The leader of the “Alliance for Progress” (BSW) party, Sahra Wagenknecht, has called on Germany’s governing coalition of the Christian Democratic Union (CDU) and the Social Democratic Party (SPD) to drastically reduce electricity prices, proposing a halving of current rates. Wagenknecht’s demand, voiced in statements to the Funke-Mediengruppe newspapers, emphasized that the promised relief regarding electricity taxes, as it currently stands, is insufficient to make electricity affordable for German households. She highlighted Germany’s position as having some of the highest electricity prices in Europe.
Wagenknecht advocated for a fundamental shift in energy policy, suggesting reforms to network fees which she believes should not be passed on to consumers. She proposed a transition of network operation from private entities to public control, the elimination of subsidies for renewable energy and a reduction of the value-added tax (VAT) on electricity to a reduced rate of seven percent, arguing that energy constitutes a basic necessity.
The second meeting of the CDU/SPD coalition committee is scheduled for later this Wednesday at the Chancellery. The meeting’s agenda is reportedly overshadowed by disagreements surrounding the proposed reduction of the electricity tax. Plans approved by the Federal Cabinet, championed by Finance Minister Lars Klingbeil (SPD), stipulate a permanent but limited reduction in the tax primarily benefiting industry and agriculture, rather than private households and smaller businesses.

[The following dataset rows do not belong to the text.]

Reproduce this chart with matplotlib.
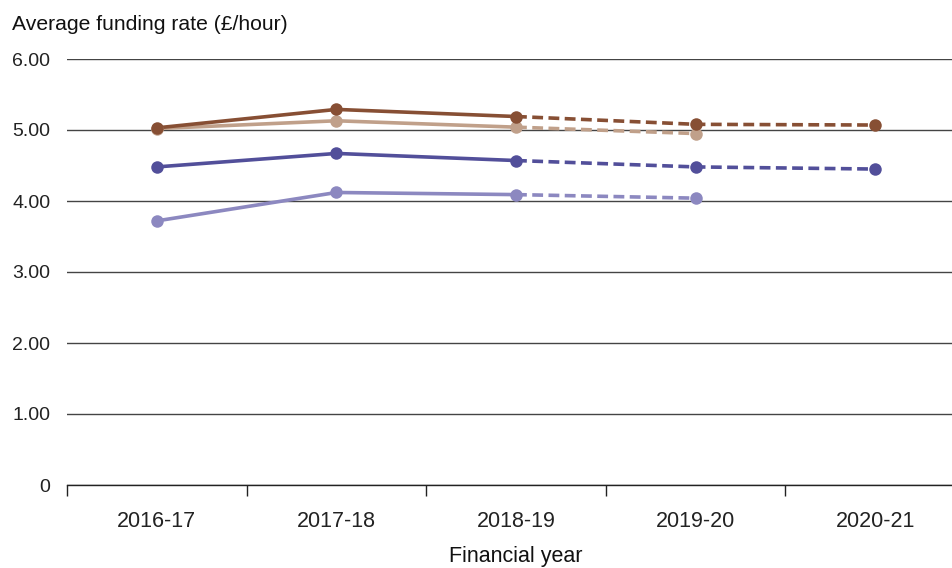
import matplotlib
matplotlib.use('Agg')
import matplotlib.pyplot as plt

plt.rcParams['font.family'] = ['Liberation Sans', 'DejaVu Sans']

# Dados
anos = ['2016-17', '2017-18', '2018-19', '2019-20', '2020-21']
marrom_escuro = [5.03, 5.29, 5.19, 5.08, 5.07]
marrom_claro = [5.02, 5.13, 5.04, 4.95]
roxo_escuro = [4.48, 4.67, 4.57, 4.48, 4.45]
roxo_claro = [3.72, 4.12, 4.09, 4.04]

yticks = [0, 1, 2, 3, 4, 5, 6]
ylabels = ['0', '1.00', '2.00', '3.00', '4.00', '5.00', '6.00']

fig = plt.figure(figsize=(9.53, 5.68), dpi=100)
ax = fig.add_axes([67 / 953, 83 / 568, 898 / 953, 426 / 568])

series = [
    (roxo_claro, '#8c88c0'),
    (roxo_escuro, '#524f9a'),
    (marrom_claro, '#c0a08a'),
    (marrom_escuro, '#874f34'),
]

for valores, cor in series:
    x = list(range(len(valores)))
    # parte sólida até 2018-19, tracejada depois
    ax.plot(x[:3], valores[:3], color=cor, lw=2.6, solid_capstyle='round', zorder=3)
    ax.plot(x[2:], valores[2:], color=cor, lw=2.6, linestyle=(0, (3.0, 1.5)), zorder=3)
    ax.plot(x, valores, 'o', color=cor, markersize=9, markeredgewidth=0, zorder=4)

ax.set_xlim(-0.5, 4.5)
ax.set_ylim(0, 6)
ax.set_yticks(yticks)
ax.set_yticklabels(ylabels)
ax.set_xticks(range(len(anos)))
ax.set_xticklabels(anos)
ax.set_xticks([-0.5, 0.5, 1.5, 2.5, 3.5], minor=True)

ax.tick_params(axis='y', length=0, pad=12, labelsize=14, labelcolor='#222222')
ax.tick_params(axis='x', which='major', length=0, pad=19, labelsize=15.5, labelcolor='#222222')
ax.tick_params(axis='x', which='minor', length=8, width=1, color='#222222', direction='out')

for lado in ['left', 'top', 'right']:
    ax.spines[lado].set_visible(False)
ax.spines['bottom'].set_color('#222222')
ax.spines['bottom'].set_linewidth(1)

ax.yaxis.grid(True, color='#444444', linewidth=1)
ax.set_axisbelow(True)

ax.set_xlabel('Financial year', fontsize=15.5, labelpad=10, color='#111111')
fig.text(12 / 953, 1 - 25 / 568, 'Average funding rate (£/hour)', fontsize=15.2,
         ha='left', va='center', color='#111111')

fig.savefig('out.png', dpi=100)
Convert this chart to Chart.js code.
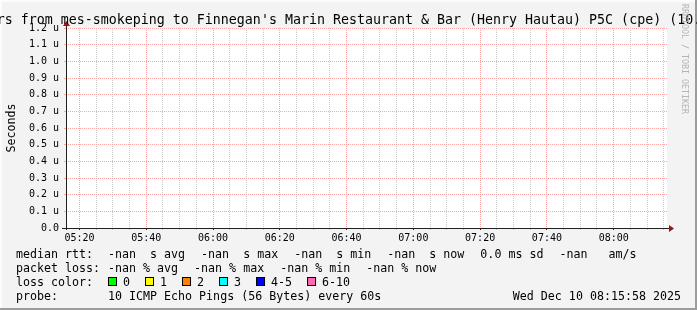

This initiative has encountered resistance within the CDU, with voices advocating for broader consumer relief, potentially contingent upon securing offsetting funding. CDU leader Friedrich Merz has previously expressed support for universal relief, conditional on financial viability. The Finance Ministry estimates the cost of a comprehensive electricity tax reduction for all consumers would amount to 5.4 billion euros.